The following two cases are those of botched hangings that took place in Vermont.
They Had to Hang Her Twice
Mary Rogers was an outlandish teenager. She liked getting reactions out of people, good or bad, and she liked getting attention. This may have been because her parents were alcoholics and the fact that her own father had attempted to kill her as a baby and again as a young child.
At age fifteen, Mary decided to escape her home life by getting married to Marcus Rogers, a man who was ten years older than herself. The couple moved from New York to Vermont and had a child together in 1901. The baby did not live long. According to Mary, she had accidentally dropped the baby and it died. No charges were filed against her.
Shortly after the death of their child, Mary and Marcus separated. Mary began dating other people and soon hatched a plan with Leon Perham to get rid of her husband.
In 1902, nineteen-year-old Mary and Leon invited Marcus to a game of dare. Marcus, not suspecting anything, agreed to allow the two to tie his hands behind his back. While Marcus was tied, Mary knocked him out with chloroform.
Mary then attached a suicide note to Marcus’s hat, set it beside the river, and both she and Leon untied Marcus and put his body into the river to drown.
While Marcus’s death was supposed to look like a suicide, law enforcement was not buying Marys story. Before long, Leon broke down and revealed the awful details of Marcus’s final moments.
Leon was given a life sentence, but Mary was sentenced to hang.
On December 8, 1905, Mary met with the gallows.
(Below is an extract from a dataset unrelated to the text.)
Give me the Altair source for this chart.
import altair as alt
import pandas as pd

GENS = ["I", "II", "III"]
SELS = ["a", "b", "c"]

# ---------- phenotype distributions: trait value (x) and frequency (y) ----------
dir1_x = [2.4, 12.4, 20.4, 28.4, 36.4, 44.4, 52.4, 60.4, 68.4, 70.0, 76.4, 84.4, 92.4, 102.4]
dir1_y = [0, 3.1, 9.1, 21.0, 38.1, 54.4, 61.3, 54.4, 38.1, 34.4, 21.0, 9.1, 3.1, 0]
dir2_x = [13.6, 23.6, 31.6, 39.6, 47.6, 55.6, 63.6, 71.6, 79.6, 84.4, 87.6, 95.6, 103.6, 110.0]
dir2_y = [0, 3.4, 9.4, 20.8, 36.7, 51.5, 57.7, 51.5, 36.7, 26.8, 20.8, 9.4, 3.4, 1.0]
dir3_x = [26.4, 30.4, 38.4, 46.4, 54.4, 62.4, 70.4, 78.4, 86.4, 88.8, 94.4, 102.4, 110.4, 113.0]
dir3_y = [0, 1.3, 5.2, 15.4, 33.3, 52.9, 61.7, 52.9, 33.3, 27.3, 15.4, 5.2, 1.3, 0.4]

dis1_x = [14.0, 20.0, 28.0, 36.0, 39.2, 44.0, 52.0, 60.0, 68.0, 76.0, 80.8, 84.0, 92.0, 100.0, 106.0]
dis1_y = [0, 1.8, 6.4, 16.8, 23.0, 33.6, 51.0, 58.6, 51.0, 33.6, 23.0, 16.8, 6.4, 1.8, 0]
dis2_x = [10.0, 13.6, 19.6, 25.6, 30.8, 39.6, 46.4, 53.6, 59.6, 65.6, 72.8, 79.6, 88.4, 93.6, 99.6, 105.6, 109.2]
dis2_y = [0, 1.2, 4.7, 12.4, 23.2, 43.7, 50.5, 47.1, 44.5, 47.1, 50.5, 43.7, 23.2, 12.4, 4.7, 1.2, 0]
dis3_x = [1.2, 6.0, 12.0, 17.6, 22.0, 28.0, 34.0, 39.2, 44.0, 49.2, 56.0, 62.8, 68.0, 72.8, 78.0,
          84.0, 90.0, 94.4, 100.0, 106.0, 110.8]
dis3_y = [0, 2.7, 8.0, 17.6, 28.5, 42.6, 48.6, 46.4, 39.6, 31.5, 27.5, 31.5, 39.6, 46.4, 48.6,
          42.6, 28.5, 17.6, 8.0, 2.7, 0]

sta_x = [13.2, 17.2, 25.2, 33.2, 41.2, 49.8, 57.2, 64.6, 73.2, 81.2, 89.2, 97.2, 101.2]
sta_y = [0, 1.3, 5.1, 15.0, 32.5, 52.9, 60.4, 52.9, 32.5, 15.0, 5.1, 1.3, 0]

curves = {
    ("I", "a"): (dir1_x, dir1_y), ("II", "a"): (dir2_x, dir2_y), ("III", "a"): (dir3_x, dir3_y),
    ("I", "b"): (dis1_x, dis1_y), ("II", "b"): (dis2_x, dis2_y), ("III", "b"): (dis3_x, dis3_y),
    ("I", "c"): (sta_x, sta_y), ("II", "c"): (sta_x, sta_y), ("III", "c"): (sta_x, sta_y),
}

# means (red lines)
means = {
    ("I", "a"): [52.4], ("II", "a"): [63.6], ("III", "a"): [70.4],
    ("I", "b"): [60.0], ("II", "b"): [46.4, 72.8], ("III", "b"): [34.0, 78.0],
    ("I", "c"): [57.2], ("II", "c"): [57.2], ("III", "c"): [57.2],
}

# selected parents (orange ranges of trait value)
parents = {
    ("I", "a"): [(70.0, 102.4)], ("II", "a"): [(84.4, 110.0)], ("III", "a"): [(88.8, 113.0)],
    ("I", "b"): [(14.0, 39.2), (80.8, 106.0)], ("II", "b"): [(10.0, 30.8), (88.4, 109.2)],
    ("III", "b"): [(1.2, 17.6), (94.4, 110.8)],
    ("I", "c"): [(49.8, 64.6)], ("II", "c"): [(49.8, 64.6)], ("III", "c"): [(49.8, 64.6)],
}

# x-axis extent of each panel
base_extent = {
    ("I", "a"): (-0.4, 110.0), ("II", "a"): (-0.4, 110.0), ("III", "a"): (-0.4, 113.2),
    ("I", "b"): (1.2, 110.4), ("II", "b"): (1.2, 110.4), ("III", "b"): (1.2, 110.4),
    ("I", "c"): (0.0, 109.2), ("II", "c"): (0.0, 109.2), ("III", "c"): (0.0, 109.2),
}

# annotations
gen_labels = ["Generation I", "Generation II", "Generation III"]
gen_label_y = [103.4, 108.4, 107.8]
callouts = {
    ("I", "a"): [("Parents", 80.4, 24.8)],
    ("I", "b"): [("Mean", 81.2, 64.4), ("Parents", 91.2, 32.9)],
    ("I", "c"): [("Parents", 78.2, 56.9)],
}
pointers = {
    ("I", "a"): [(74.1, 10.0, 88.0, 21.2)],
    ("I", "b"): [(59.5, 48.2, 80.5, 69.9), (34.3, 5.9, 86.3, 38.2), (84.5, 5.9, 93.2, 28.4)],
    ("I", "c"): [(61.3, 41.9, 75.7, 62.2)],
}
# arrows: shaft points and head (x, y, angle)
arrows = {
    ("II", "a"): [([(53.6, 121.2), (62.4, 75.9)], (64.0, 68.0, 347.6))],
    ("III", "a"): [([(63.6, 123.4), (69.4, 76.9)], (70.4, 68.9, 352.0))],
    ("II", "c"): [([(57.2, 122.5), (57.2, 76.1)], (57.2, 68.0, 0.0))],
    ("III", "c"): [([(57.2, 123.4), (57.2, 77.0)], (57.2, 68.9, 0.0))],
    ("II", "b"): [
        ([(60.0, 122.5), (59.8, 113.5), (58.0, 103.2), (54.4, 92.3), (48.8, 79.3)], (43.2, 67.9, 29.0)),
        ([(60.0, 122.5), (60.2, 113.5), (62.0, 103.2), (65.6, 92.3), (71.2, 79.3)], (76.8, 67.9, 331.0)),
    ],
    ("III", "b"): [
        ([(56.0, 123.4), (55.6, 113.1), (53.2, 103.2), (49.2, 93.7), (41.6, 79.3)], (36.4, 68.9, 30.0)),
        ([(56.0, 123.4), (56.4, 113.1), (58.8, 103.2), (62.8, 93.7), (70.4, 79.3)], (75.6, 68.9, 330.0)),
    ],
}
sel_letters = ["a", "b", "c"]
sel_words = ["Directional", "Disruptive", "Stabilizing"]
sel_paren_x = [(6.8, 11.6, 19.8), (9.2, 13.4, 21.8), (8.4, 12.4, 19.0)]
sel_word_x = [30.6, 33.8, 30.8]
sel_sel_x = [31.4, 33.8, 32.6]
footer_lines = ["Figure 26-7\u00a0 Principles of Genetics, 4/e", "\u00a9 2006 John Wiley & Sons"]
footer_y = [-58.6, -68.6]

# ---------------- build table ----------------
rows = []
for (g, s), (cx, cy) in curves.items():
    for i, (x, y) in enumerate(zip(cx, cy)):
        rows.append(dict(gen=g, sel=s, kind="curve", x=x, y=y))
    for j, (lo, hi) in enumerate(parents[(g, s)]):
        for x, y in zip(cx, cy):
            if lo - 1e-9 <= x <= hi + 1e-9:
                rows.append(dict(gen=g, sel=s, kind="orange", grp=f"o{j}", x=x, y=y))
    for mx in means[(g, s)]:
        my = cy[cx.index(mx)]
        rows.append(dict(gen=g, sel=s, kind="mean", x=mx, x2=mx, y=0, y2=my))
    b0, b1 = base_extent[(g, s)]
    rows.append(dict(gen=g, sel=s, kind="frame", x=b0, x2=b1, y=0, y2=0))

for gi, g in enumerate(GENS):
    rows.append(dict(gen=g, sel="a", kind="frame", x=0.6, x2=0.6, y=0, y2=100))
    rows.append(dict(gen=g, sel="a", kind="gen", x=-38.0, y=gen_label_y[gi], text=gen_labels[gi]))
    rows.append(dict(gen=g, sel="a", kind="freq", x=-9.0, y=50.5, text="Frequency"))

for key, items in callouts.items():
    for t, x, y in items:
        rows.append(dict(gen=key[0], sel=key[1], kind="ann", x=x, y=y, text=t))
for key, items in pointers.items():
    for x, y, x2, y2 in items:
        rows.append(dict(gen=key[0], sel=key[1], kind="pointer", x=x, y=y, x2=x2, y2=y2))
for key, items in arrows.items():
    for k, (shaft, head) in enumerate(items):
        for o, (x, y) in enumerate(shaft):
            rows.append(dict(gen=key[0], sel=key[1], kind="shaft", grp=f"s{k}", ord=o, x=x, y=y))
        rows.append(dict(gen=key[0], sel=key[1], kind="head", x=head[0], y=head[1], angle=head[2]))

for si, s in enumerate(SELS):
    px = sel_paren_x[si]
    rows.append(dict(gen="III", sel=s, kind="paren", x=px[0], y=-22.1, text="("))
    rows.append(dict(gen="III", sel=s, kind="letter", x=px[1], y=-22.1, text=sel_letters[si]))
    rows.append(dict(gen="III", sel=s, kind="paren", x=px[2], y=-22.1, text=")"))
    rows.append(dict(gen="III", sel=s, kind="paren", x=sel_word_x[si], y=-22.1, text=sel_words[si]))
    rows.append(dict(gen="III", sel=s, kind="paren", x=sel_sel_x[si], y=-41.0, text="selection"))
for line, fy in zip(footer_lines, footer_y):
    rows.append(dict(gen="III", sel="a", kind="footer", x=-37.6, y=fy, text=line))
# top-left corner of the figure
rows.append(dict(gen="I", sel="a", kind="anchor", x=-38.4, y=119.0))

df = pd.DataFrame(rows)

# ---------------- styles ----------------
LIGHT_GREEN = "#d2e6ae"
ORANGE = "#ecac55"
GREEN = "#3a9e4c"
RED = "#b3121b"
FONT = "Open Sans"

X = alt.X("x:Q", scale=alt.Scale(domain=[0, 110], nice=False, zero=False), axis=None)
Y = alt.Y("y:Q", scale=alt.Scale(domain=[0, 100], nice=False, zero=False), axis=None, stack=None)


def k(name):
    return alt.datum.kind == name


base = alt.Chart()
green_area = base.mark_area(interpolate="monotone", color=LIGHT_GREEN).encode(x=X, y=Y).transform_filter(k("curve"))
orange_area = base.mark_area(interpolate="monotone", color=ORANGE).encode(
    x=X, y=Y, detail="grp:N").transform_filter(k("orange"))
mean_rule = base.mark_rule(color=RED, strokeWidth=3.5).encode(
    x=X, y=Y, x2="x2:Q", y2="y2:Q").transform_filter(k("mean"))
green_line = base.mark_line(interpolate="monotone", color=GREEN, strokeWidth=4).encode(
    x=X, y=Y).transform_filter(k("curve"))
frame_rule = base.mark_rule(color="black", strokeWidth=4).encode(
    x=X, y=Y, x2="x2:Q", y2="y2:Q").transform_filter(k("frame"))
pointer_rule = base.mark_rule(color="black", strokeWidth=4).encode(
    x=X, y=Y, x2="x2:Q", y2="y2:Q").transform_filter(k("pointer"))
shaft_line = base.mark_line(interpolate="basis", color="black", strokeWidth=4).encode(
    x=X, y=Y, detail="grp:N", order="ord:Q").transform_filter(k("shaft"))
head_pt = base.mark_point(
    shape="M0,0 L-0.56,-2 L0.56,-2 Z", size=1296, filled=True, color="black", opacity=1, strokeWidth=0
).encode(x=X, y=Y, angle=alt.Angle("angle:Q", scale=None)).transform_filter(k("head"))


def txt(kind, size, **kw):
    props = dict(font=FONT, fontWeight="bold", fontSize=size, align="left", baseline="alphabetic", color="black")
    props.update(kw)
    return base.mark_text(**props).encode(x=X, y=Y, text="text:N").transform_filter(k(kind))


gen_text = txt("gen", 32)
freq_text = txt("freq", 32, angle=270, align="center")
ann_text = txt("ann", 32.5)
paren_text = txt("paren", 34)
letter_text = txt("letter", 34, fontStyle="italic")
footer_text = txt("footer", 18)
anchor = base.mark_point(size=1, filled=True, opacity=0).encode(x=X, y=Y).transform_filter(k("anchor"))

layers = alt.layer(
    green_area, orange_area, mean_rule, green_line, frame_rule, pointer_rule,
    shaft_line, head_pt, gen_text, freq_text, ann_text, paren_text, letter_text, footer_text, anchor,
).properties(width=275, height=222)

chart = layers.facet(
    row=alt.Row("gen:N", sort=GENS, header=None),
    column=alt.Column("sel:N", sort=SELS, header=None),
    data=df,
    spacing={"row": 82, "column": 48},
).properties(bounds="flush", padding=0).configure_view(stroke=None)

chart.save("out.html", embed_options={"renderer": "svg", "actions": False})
While the stories vary slightly on how exactly she met her end, a newspaper article published in 1912 stated that the rope used to hang Mary was too long. When she was dropped, her feet touched the ground. The sheriff and deputies rushed to the top of the scaffold and pulled up the rope, choking Mary. It took fourteen minutes to kill her this way.
The Rope Broke
When Elroy Kent escaped a Vermont insane asylum 1908, newspapers across the state reported on sightings. Strangers were accused of being the “escaped lunatic” and people reported seeing the man carve his initials on trees and rocks. Everyone was frantic.
While Elroy had landed in the asylum due to his compulsion to steal things, what he was to do after his escape was far worse.
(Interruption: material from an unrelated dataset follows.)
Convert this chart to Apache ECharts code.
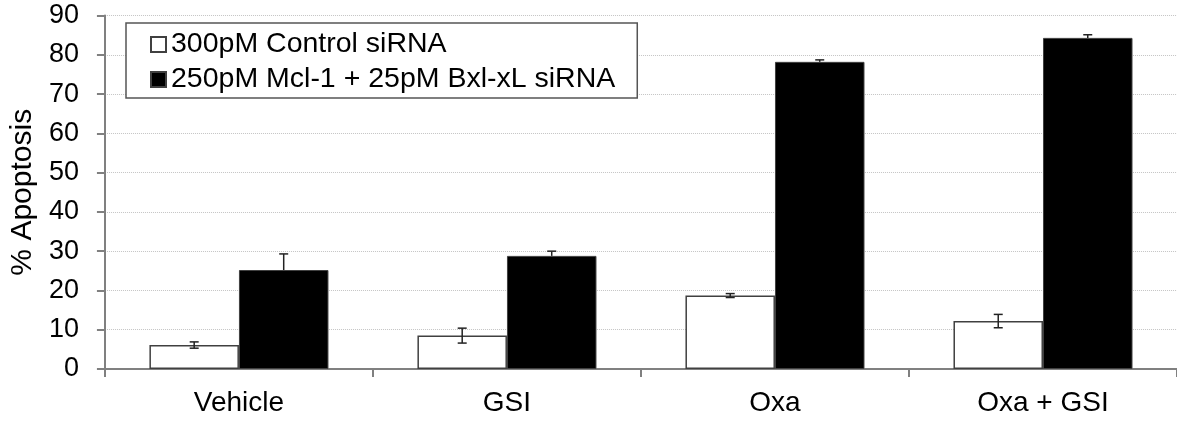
<!DOCTYPE html>
<html>
<head>
<meta charset="utf-8">
<script src="https://cdn.jsdelivr.net/npm/echarts@6/dist/echarts.min.js"></script>
<style>
html,body{margin:0;padding:0;background:#fff;}
#chart{width:1177px;height:421px;}
</style>
</head>
<body>
<div id="chart"></div>
<script>
const categories = ['Vehicle', 'GSI', 'Oxa', 'Oxa + GSI'];
const seriesNames = ['300pM Control siRNA', '250pM Mcl-1 + 25pM Bxl-xL siRNA'];
const controlValues = [6.1, 8.5, 18.7, 12.2];
const controlErrors = [0.8, 1.9, 0.5, 1.7];
const knockdownValues = [25.2, 28.8, 78.2, 84.3];
const knockdownErrors = [4.1, 1.2, 0.5, 0.8];
const yTicks = [0, 10, 20, 30, 40, 50, 60, 70, 80, 90];

const FONT = "'Liberation Sans', Arial, sans-serif";
const BAR_RATIO = 0.334;

// [category index, value, error, side (-1 left bar / +1 right bar), upper only]
const errData = [];
controlValues.forEach((v, i) => errData.push([i, v, controlErrors[i], -1, 0]));
knockdownValues.forEach((v, i) => errData.push([i, v, knockdownErrors[i], 1, 1]));

const chart = echarts.init(document.getElementById('chart'), null, {renderer: 'canvas'});
chart.setOption({
  animation: false,
  backgroundColor: '#fff',
  grid: {left: 104, top: 15.5, width: 1078, bottom: 52, containLabel: false},
  legend: {
    orient: 'vertical',
    left: 126, top: 23,
    padding: [7, 22, 4, 24],
    itemGap: 6,
    itemWidth: 15, itemHeight: 15,
    icon: 'rect',
    borderColor: '#555', borderWidth: 1.5,
    backgroundColor: '#fff',
    textStyle: {fontFamily: FONT, fontSize: 28.5, color: '#000'},
    data: seriesNames
  },
  xAxis: {
    type: 'category',
    data: categories,
    axisLine: {lineStyle: {color: '#808080', width: 2}},
    axisTick: {show: true, length: 8, interval: 0, lineStyle: {color: '#808080', width: 2}},
    axisLabel: {fontFamily: FONT, fontSize: 28, color: '#000', margin: 20, interval: 0}
  },
  yAxis: {
    type: 'value',
    min: yTicks[0], max: yTicks[yTicks.length - 1], interval: 10,
    name: '% Apoptosis',
    nameLocation: 'middle',
    nameGap: 65,
    nameTextStyle: {fontFamily: FONT, fontSize: 30, color: '#000'},
    axisLine: {show: true, lineStyle: {color: '#808080', width: 2}},
    axisTick: {show: true, length: 8, lineStyle: {color: '#808080', width: 2}},
    axisLabel: {fontFamily: FONT, fontSize: 27, color: '#000', margin: 26},
    splitLine: {show: true, lineStyle: {color: '#c4c4c4', type: 'dotted', width: 1}}
  },
  series: [
    {
      name: seriesNames[0], type: 'bar', data: controlValues,
      barWidth: (BAR_RATIO * 100) + '%', barGap: '0%',
      itemStyle: {color: '#fff', borderColor: '#404040', borderWidth: 1.5}
    },
    {
      name: seriesNames[1], type: 'bar', data: knockdownValues,
      barWidth: (BAR_RATIO * 100) + '%', barGap: '0%',
      itemStyle: {color: '#000', borderColor: '#404040', borderWidth: 1}
    },
    {
      type: 'custom',
      data: errData,
      z: 10,
      silent: true,
      encode: {x: 0, y: 1},
      renderItem: function (params, api) {
        const ci = api.value(0), v = api.value(1), e = api.value(2), side = api.value(3), upperOnly = api.value(4);
        const catW = api.size([1, 0])[0];
        const bw = catW * BAR_RATIO;
        const c = api.coord([ci, v]);
        const x = c[0] + side * bw / 2;
        const top = api.coord([ci, v + e])[1];
        const bot = upperOnly ? c[1] : api.coord([ci, v - e])[1];
        const hw = 4.5;
        const style = {stroke: '#222', lineWidth: 1.5, fill: null};
        const children = [
          {type: 'line', shape: {x1: x, y1: top, x2: x, y2: bot}, style: style},
          {type: 'line', shape: {x1: x - hw, y1: top, x2: x + hw, y2: top}, style: style}
        ];
        if (!upperOnly) {
          children.push({type: 'line', shape: {x1: x - hw, y1: bot, x2: x + hw, y2: bot}, style: style});
        }
        return {type: 'group', children: children};
      }
    }
  ]
});
</script>
</body>
</html>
Elroy began to spy on a deaf, mute woman, Delia Congdon, and became aroused. On July 24, 1908, he broke into her home and raped and killed her, according to the prosecutor. He was captured shortly afterwards and was sentenced to hang.
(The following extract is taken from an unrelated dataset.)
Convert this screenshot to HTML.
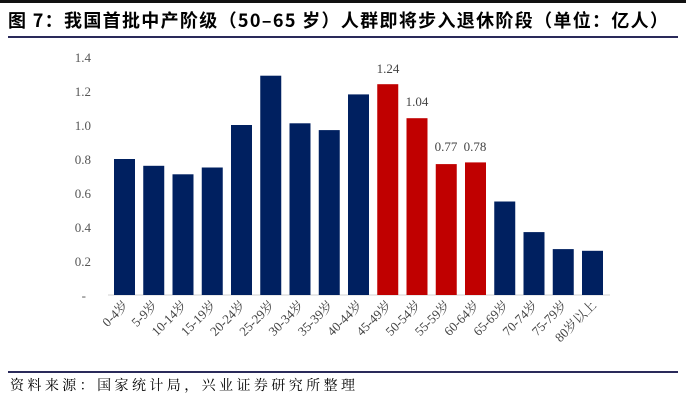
<!DOCTYPE html>
<html><head><meta charset="utf-8"><style>
body{margin:0;background:#fff;}
svg{display:block}
</style></head><body>
<svg width="686" height="402" xmlns="http://www.w3.org/2000/svg">
<rect width="686" height="402" fill="#fff"/>
<rect x="0" y="0" width="686" height="3" fill="#111"/>
<text x="8" y="27" font-family="'Noto Sans CJK SC',sans-serif" font-weight="bold" font-size="18" fill="#000" textLength="660" lengthAdjust="spacing">图 7：我国首批中产阶级（50–65 岁）人群即将步入退休阶段（单位：亿人）</text>
<rect x="8" y="36" width="670" height="2" fill="#2a2a5a"/>
<g font-family="'Liberation Serif',serif" font-size="13" fill="#555" text-anchor="end">
<text x="91" y="62">1.4</text><text x="91" y="96">1.2</text><text x="91" y="130">1.0</text>
<text x="91" y="164">0.8</text><text x="91" y="198">0.6</text><text x="91" y="232">0.4</text>
<text x="91" y="266">0.2</text><text x="86" y="300">-</text>
</g>
<line x1="108" y1="295" x2="610" y2="295" stroke="#d0d0d0" stroke-width="1"/>
<g id="bars"></g>
<g font-family="'Liberation Serif',serif" font-size="13" fill="#444" text-anchor="middle">
<text x="388" y="73">1.24</text><text x="417" y="106">1.04</text>
<text x="446" y="151">0.77</text><text x="475" y="151">0.78</text>
</g>
<g id="xl" font-family="'Liberation Serif','Noto Serif CJK SC',serif" font-size="13" fill="#444" text-anchor="end"></g>
<rect x="8" y="371" width="670" height="2" fill="#2a2a5a"/>
<text x="10" y="390" font-family="'Noto Serif CJK SC',serif" font-size="14" fill="#000" textLength="345" lengthAdjust="spacing">资料来源：国家统计局，兴业证券研究所整理</text>
<script>
var v=[0.80,0.76,0.71,0.75,1.00,1.29,1.01,0.97,1.18,1.24,1.04,0.77,0.78,0.55,0.37,0.27,0.26];
var l=["0-4岁","5-9岁","10-14岁","15-19岁","20-24岁","25-29岁","30-34岁","35-39岁","40-44岁","45-49岁","50-54岁","55-59岁","60-64岁","65-69岁","70-74岁","75-79岁","80岁以上"];
var ns="http://www.w3.org/2000/svg",b=document.getElementById("bars"),x=document.getElementById("xl");
for(var i=0;i<17;i++){var x0=114+i*29.25,h=v[i]*170;
var r=document.createElementNS(ns,"rect");r.setAttribute("x",x0);r.setAttribute("y",295-h);r.setAttribute("width",21);r.setAttribute("height",h);
r.setAttribute("fill",(i>=9&&i<=12)?"#C00000":"#002060");b.appendChild(r);
var t=document.createElementNS(ns,"text");var cx=x0+15,cy=306;t.setAttribute("x",cx);t.setAttribute("y",cy);
t.setAttribute("transform","rotate(-45 "+cx+" "+cy+")");t.textContent=l[i];x.appendChild(t);}
</script>
</svg>
</body></html>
On January 5, 1912, at the age of either 33 or 34, Elroy was taken to the gallows.
According to rumors, he was hanged with the same rope that had been used on Mary Rogers years before. The rope was aged and so brittle that it snapped in two the first time Elroy went through the trap door. He crashed to the concrete ground below and writhed in pain as the gallows was reset. He died on the second attempt.